Merging equal sized heaps

Question

Can someone explain why the following algorithm for merging heaps isn't correct?

Lets say we have two (max) heaps H1 and H2.

To merge them:

create an artificial dummy node whose key value is negative infinity and place it at the root with H1 and H2 attached as children. Then do an O(log n) bubble down step that swaps the root eventually to a leaf position, where it is ultimately deleted. The resulting structure is a merged heap.

I have seen claims both on wikipedia and elsewhere that merging two equal sized heaps is a Theta(n) operation, in contradiction with what I've written above.

Answer 1

At least as heaps are normally implemented (with the links implicit in the placement of the nodes), a part you seem to be almost ignoring ("with H1 and H2 attached as children") has linear complexity by itself.

As a heap is normally implemented, you have a linear collection (e.g., an array) where each element N has elements 2N and 2N+1 as its children (e.g., with a 1-based array, the children of element 1 are elements 2 and 3, and the children of element 2 are 4 and 5).
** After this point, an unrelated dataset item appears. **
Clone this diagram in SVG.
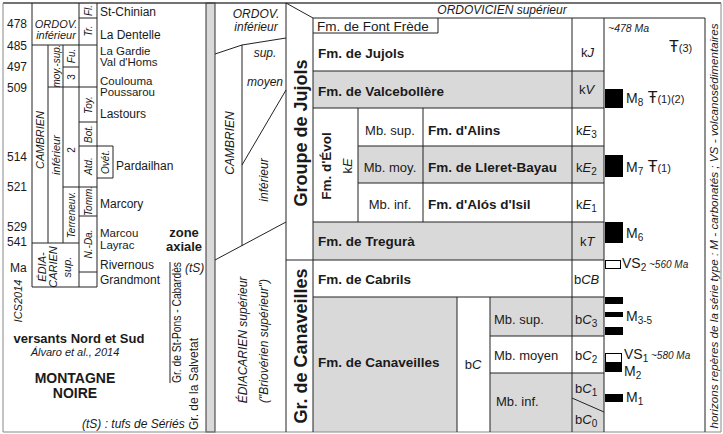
<svg xmlns="http://www.w3.org/2000/svg" width="723" height="434" viewBox="0 0 723 434">
<style>
text{font-family:"Liberation Sans",Arial,sans-serif;font-size:12px;fill:#1a1a1a}
.i{font-style:italic}
.b{font-weight:bold}
.s10{font-size:10px}
.s11{font-size:11px}
.t13{font-size:13px}
.fm{font-weight:bold;font-size:13.5px}
.gp{font-weight:bold;font-size:18px}
.m{text-anchor:middle}
.l{stroke:#222;stroke-width:1;fill:none}
.g{fill:#d9d9d9}
.k{fill:#000}
.w{fill:#fff;stroke:#000;stroke-width:1}
.tt{font-size:16px}
</style>
<rect width="723" height="434" fill="#fff"/>
<g id="fills">
<rect class="g" x="313" y="71" width="291" height="37"/>
<rect class="g" x="358" y="146" width="246" height="37"/>
<rect class="g" x="313" y="222" width="291" height="38"/>
<rect class="g" x="313" y="297" width="144" height="135"/>
<rect class="g" x="490" y="297" width="114" height="39"/>
<rect class="g" x="490" y="373" width="114" height="59"/>
<rect x="206" y="3" width="9" height="429" fill="#d9d9d9" stroke="#333" stroke-width="1"/>
</g>
<g id="connectors" class="l">
<path d="M3,3H721" stroke="#444" stroke-width="1.5"/>
<path d="M3,3V432M3,432H721M721,3V432" stroke="#888"/>
<path d="M32,3V287M79,3V287M97,3V287M48,45V243M63,45V243"/>
<path d="M32,45H97M79,18H97M63,67H79M48,87H97M79,122H97M79,146H113V178H97M63,187H97M79,216H97M32,243H79M79,272H97M32,287H97"/>
<path d="M170,262V383"/>
<path d="M215,54L242,45L286,38M242,45V246M286,90L242,165M286,222L215,260"/>
<path d="M286,3V432M286,3L313,18M313,18V432M313,18H705M313,33H438V18"/>
<path d="M313,71H604M313,108H604M358,108V222M423,108V222M358,146H604M358,183H604M313,222H604M286,260H604M313,297H604"/>
<path d="M572,18V432M604,18V432M457,297V432M490,297V432M490,336H604M490,373H604M572,398L604,412M705,18V432"/>
</g>
<g id="ma-scale">
<text x="7" y="28">478</text>
<text x="7" y="50">485</text>
<text x="7" y="71">497</text>
<text x="7" y="92">509</text>
<text x="7" y="161">514</text>
<text x="7" y="191">521</text>
<text x="7" y="231">529</text>
<text x="7" y="246">541</text>
<text x="10" y="272">Ma</text>
<text class="i s11 m" transform="translate(22,301) rotate(-90)">ICS2014</text>
</g>
<g id="chrono-left">
<text class="i s11 m" x="56" y="28">ORDOV.</text>
<text class="i s11 m" x="56" y="39">inférieur</text>
<text class="i s10 m" transform="translate(92,10.5) rotate(-90)">Fl.</text>
<text class="i s10 m" transform="translate(92,31) rotate(-90)">Tr.</text>
<text class="i s10 m" transform="translate(75,56) rotate(-90)">Fu.</text>
<text class="s10 m" transform="translate(75,77) rotate(-90)">3</text>
<text class="i s10 m" transform="translate(59.5,66) rotate(-90)">moy.-sup.</text>
<text class="i s11 m" transform="translate(44,140) rotate(-90)">CAMBRIEN</text>
<text class="i s11 m" transform="translate(59.5,155) rotate(-90)">inférieur</text>
<text class="s10 m" transform="translate(75,150) rotate(-90)">2</text>
<text class="i s10 m" transform="translate(75,215) rotate(-90)">Terreneuv.</text>
<text class="i s10 m" transform="translate(92,105) rotate(-90)">Toy.</text>
<text class="i s10 m" transform="translate(92,134) rotate(-90)">Bot.</text>
<text class="i s10 m" transform="translate(92,166) rotate(-90)">Atd.</text>
<text class="i s10 m" transform="translate(109,162) rotate(-90)">Ovét.</text>
<text class="i s10 m" transform="translate(92,201) rotate(-90)">Tomm.</text>
<text class="i s10 m" transform="translate(92,244) rotate(-90)">N.-Da.</text>
<text class="i s11 m" transform="translate(46,267) rotate(-90)">ÉDIA-</text>
<text class="i s11 m" transform="translate(57,267) rotate(-90)">CARIEN</text>
<text class="i s11 m" transform="translate(71,267) rotate(-90)">sup.</text>
</g>
<g id="formations-left">
<text x="100" y="16">St-Chinian</text>
<text x="100" y="39">La Dentelle</text>
<text x="100" y="55" style="font-size:11.5px">La Gardie</text>
<text x="100" y="66" style="font-size:11.5px">Val d'Homs</text>
<text x="100" y="85" style="font-size:11.5px">Coulouma</text>
<text x="100" y="96" style="font-size:11.5px">Poussarou</text>
<text x="100" y="118">Lastours</text>
<text x="116" y="170">Pardailhan</text>
<text x="100" y="208">Marcory</text>
<text x="100" y="237" style="font-size:11.5px">Marcou</text>
<text x="100" y="249" style="font-size:11.5px">Layrac</text>
<text x="100" y="269">Rivernous</text>
<text x="100" y="284">Grandmont</text>
<text class="b m" style="font-size:13px" x="184" y="237">zone</text>
<text class="b m" style="font-size:13px" x="184" y="251">axiale</text>
<text class="i" x="185" y="272">(tS)</text>
<text transform="translate(181,383) rotate(-90)" textLength="121" lengthAdjust="spacingAndGlyphs">Gr. de St-Pons - Cabardès</text>
<text transform="translate(198,430) rotate(-90)">Gr. de la Salvetat</text>
<text class="b m" style="font-size:13px" x="79" y="343">versants Nord et Sud</text>
<text class="i s11 m" x="75" y="356">Álvaro et al., 2014</text>
<text class="b m" style="font-size:14px" x="75" y="383">MONTAGNE</text>
<text class="b m" style="font-size:14px" x="75" y="398">NOIRE</text>
<text class="i" x="82" y="428">(tS) : tufs de Sériés</text>
</g>
<g id="chrono-middle">
<text class="i m" x="256" y="18">ORDOV.</text>
<text class="i m" x="256" y="31">inférieur</text>
<text class="i m" x="265" y="57">sup.</text>
<text class="i m" x="265" y="86">moyen</text>
<text class="i m" transform="translate(234,143) rotate(-90)">CAMBRIEN</text>
<text class="i m" transform="translate(268,180) rotate(-90)">inférieur</text>
<text class="i m" transform="translate(247,340) rotate(-90)">ÉDIACARIEN supérieur</text>
<text class="i m" transform="translate(268,341) rotate(-90)">("Briovérien supérieur")</text>
</g>
<g id="groupe-jujols">
<text class="gp m" transform="translate(306.5,133) rotate(-90)">Groupe de Jujols</text>
<text class="i m" x="502" y="14">ORDOVICIEN supérieur</text>
<text style="font-size:13.5px" x="317" y="30.5">Fm. de Font Frède</text>
<text class="fm" x="318" y="58">Fm. de Jujols</text>
<text class="t13" x="581" y="57">k<tspan class="i">J</tspan></text>
<text class="fm" x="318" y="96">Fm. de Valcebollère</text>
<text class="t13" x="579" y="94">k<tspan class="i">V</tspan></text>
<text class="fm m" transform="translate(331,166) rotate(-90)">Fm. d'Évol</text>
<text class="m t13" transform="translate(352,166) rotate(-90)">k<tspan class="i">E</tspan></text>
<text class="m t13" x="390" y="135">Mb. sup.</text>
<text class="fm" x="428" y="135">Fm. d'Alins</text>
<text class="t13" x="576" y="135">k<tspan class="i">E</tspan><tspan class="s10" dy="3">3</tspan></text>
<text class="m t13" x="390" y="172">Mb. moy.</text>
<text class="fm" x="428" y="172">Fm. de Lleret-Bayau</text>
<text class="t13" x="576" y="172">k<tspan class="i">E</tspan><tspan class="s10" dy="3">2</tspan></text>
<text class="m t13" x="390" y="209">Mb. inf.</text>
<text class="fm" x="428" y="209">Fm. d'Alós d'Isil</text>
<text class="t13" x="576" y="209">k<tspan class="i">E</tspan><tspan class="s10" dy="3">1</tspan></text>
<text class="fm" x="318" y="246">Fm. de Tregurà</text>
<text class="t13" x="580" y="246">k<tspan class="i">T</tspan></text>
</g>
<g id="groupe-canaveilles">
<text class="gp m" transform="translate(306.5,346) rotate(-90)">Gr. de Canaveilles</text>
<text class="fm" x="318" y="284">Fm. de Cabrils</text>
<text class="t13" x="574" y="284">b<tspan class="i">CB</tspan></text>
<text class="fm" x="318" y="367">Fm. de Canaveilles</text>
<text class="m t13" x="473" y="369">b<tspan class="i">C</tspan></text>
<text class="t13" x="494" y="324">Mb. sup.</text>
<text class="t13" x="575" y="324">b<tspan class="i">C</tspan><tspan class="s10" dy="3">3</tspan></text>
<text class="t13" x="494" y="360">Mb. moyen</text>
<text class="t13" x="575" y="360">b<tspan class="i">C</tspan><tspan class="s10" dy="3">2</tspan></text>
<text class="t13" x="496" y="406">Mb. inf.</text>
<text class="t13" x="575" y="393">b<tspan class="i">C</tspan><tspan class="s10" dy="3">1</tspan></text>
<text class="t13" x="575" y="424">b<tspan class="i">C</tspan><tspan class="s10" dy="3">0</tspan></text>
</g>
<g id="markers">
<text class="i" style="font-size:10.5px" x="608" y="32">~478 Ma</text>
<text x="669" y="52" class="tt">Ŧ<tspan class="s11">(3)</tspan></text>
<rect class="k" x="605" y="89" width="18" height="19"/>
<text x="626" y="103" style="font-size:14px">M<tspan class="s10" dy="3">8</tspan><tspan class="tt" dy="-3"> Ŧ</tspan><tspan class="s11">(1)(2)</tspan></text>
<rect class="k" x="605" y="155" width="18" height="22"/>
<text x="626" y="172" style="font-size:14px">M<tspan class="s10" dy="3">7</tspan><tspan class="tt" dy="-3"> Ŧ</tspan><tspan class="s11">(1)</tspan></text>
<rect class="k" x="605" y="222" width="18" height="21"/>
<text x="626" y="238" style="font-size:14px">M<tspan class="s10" dy="3">6</tspan></text>
<rect class="w" x="605.5" y="260.5" width="15" height="8"/>
<text x="622" y="268" style="font-size:14px">VS<tspan class="s10" dy="3">2</tspan><tspan class="i" style="font-size:10px" dy="-3"> ~560 Ma</tspan></text>
<rect class="k" x="605" y="297" width="18" height="7"/>
<rect class="k" x="605" y="312" width="18" height="5"/>
<rect class="k" x="605" y="327" width="18" height="8"/>
<text x="626" y="321" style="font-size:14px">M<tspan class="s10" dy="3">3-5</tspan></text>
<rect class="w" x="605.5" y="353.5" width="16" height="9"/>
<rect class="k" x="605" y="363" width="17" height="9"/>
<text x="624" y="359" style="font-size:14px">VS<tspan class="s10" dy="3">1</tspan><tspan class="i" style="font-size:10px" dy="-3"> ~580 Ma</tspan></text>
<text x="624" y="376" style="font-size:14px">M<tspan class="s10" dy="3">2</tspan></text>
<rect class="k" x="605" y="394" width="18" height="8"/>
<text x="626" y="402" style="font-size:14px">M<tspan class="s10" dy="3">1</tspan></text>
<text class="i s11 m" transform="translate(718,226) rotate(-90)" textLength="405" lengthAdjust="spacingAndGlyphs">horizons repères de la série type : M - carbonatés ; VS - volcanosédimentaires</text>
</g>
</svg>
Therefore, you need to interleave the elements from the two heaps before we get to the starting point for your merge operation.

If you started with explicitly linked binary trees (just following heap-style rules instead of, for example, binary-search tree ordering) then you'd be right, the merge can be done with logarithmic complexity -- but I doubt that original article intends to refer to that kind of structure.

Answer 2

If you are implementing it as a tree your solution is correct. But as Jerry mentioned, merging array based heaps cannot be done in sub-linear time.

Depending on the frequency and size of the merge I suggest you use a virtual heap. You can implement it as heap of heaps (with arrays). After a few merges you can lazily merge multiple internal heaps into one large heap.